Q: Back to pipelining. Does column-based data handling achieve the pipelining you’ve talked about?

A: Pipelining builds on the column-based handling. To enable pipelining, we’ve developed a technology we call tile-based processing of vector elements that works with the database pages discussed above to assemble blocks called tiles as units of transfer and processing within and between the pipeline functions. When a sequence (a column of market data) is retrieved from the database, it is assembled into these blocks, which are sized so that an entire tile always fits in CPU cache.

The process is triggered by the invocation of the first function in the pipeline – let’s call it function A. This causes a tile to be assembled from the database and brought into CPU cache. After function A has done its work on this tile, the function’s output (in the form of a tile of transformed data) is passed to function B. Function B then produces a tile that is passed to function C, and so on. When the final function in the pipeline has finished its work, the fully transformed tile is transferred back to main memory as output. Then a new tile of input data can enter CPU cache, if all the elements of the input sequence (column) did not fit into the first tile.

Note that after function A finishes its work, the tile(s) that served as its input is, for lack of a better term, vaporised. In fact, all of the tiles from various stages in the pipeline disappear as they are replaced by a "more transformed" tile further down the line. This eliminates the need to send interim results "over the transom" between CPU cache and main memory between execution of the different functions making up the pipeline. To use the earlier analogy, the car can speed down the Autobahn, without obstacles.

Q: It seems you have invented a different kind of mousetrap – but does the mechanism you describe do anything that can’t be accomplished by combining a column-oriented database with a vector-based language?

A: With vector-based languages, managing interim results still presents a problem, because operations must typically execute over entire vectors before transformed data is passed along for further processing. If you attempt to operate on two large vectors (e.g. C = A * B), those vectors may be too long to be held in cache. Say the vectors have two million elements of 8-byte double precision floating point numbers. That’s 16 million bytes each. If CPU cache is 8MB, then neither of those vectors will fit in the cache. That implies that the processor has to fetch the vectors in chunks from main memory, and write the interim result. In other words, grab a chunk of A, grab a chunk of B, produce a chunk of C and write it back to main memory.

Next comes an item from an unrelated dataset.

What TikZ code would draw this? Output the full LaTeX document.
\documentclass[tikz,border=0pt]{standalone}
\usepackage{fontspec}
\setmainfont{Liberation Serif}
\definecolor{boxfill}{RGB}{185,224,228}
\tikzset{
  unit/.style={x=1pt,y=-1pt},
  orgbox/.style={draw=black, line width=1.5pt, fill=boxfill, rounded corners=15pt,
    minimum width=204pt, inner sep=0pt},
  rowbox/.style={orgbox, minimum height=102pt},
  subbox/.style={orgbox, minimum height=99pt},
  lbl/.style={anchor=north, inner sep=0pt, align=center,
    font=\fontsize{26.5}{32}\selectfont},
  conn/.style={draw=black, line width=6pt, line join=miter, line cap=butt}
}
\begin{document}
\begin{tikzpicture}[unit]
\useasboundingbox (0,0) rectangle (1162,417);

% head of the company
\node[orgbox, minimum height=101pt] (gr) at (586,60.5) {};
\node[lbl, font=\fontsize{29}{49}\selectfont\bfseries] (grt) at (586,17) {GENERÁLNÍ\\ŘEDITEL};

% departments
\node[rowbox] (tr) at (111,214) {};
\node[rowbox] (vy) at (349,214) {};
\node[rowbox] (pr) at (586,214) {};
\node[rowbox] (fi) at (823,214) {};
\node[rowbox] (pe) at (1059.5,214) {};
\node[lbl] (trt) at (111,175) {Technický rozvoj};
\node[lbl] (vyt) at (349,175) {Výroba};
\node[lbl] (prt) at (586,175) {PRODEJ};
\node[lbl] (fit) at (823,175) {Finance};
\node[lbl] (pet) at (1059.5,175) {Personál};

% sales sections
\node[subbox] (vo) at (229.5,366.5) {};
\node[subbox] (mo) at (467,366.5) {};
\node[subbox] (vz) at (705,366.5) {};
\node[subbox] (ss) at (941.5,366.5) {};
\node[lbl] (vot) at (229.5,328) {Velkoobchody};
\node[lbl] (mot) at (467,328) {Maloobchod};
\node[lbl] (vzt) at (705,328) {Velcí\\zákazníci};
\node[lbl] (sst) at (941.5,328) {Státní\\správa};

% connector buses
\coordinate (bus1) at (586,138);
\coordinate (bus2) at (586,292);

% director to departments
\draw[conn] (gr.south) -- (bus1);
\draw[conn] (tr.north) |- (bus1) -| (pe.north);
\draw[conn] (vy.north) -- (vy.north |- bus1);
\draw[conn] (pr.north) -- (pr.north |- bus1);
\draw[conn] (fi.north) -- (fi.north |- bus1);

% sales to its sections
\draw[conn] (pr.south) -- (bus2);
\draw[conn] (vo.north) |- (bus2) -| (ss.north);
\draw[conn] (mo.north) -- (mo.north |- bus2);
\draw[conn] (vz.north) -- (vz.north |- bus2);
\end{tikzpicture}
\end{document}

This becomes increasingly burdensome when pipelines grow more complex – when they resemble a chain of operations (functions) such as C = A * (B + D) / E.  With a vector language, B + D have to be added first, on the entire vectors. The interim result is multiplied by A, creating a new and temporary vector that is then divided by E.  Again, for long vectors, this surely won’t fit in CPU cache. If very long vectors are used, the interim results may not even fit entirely in RAM, in which case they’ll have to be transferred in and out of swap space on the hard disk, with even greater latency than main memory storage. In contrast, with our tile-based processing, the need to operate over entire vectors is eliminated. A portion of a vector or multiple vectors can be processed by all the functions within the chain, with none of the interim results written back into RAM.

Q: How else does your database leverage hardware functionality to improve performance?

A: Another characteristic of eXtremeDB Financial Edition, which complements the efficiencies of pipelining, is that the database system has a very short execution path. This can be seen in its code footprint, which is approximately 150K – much smaller than most DBMSs and IMDSs used in capital markets. Small code size means a given operation is likely to be carried out using fewer CPU instructions, resulting in faster performance. And, in addition to data caches, CPUs also have separate instruction caches. Like data caches, these instruction caches are limited in size. With a small code size, the instructions for any given operation are going to be in cache so that the processor will not have to go "over the transom" into main memory to fetch needed instructions for the operation.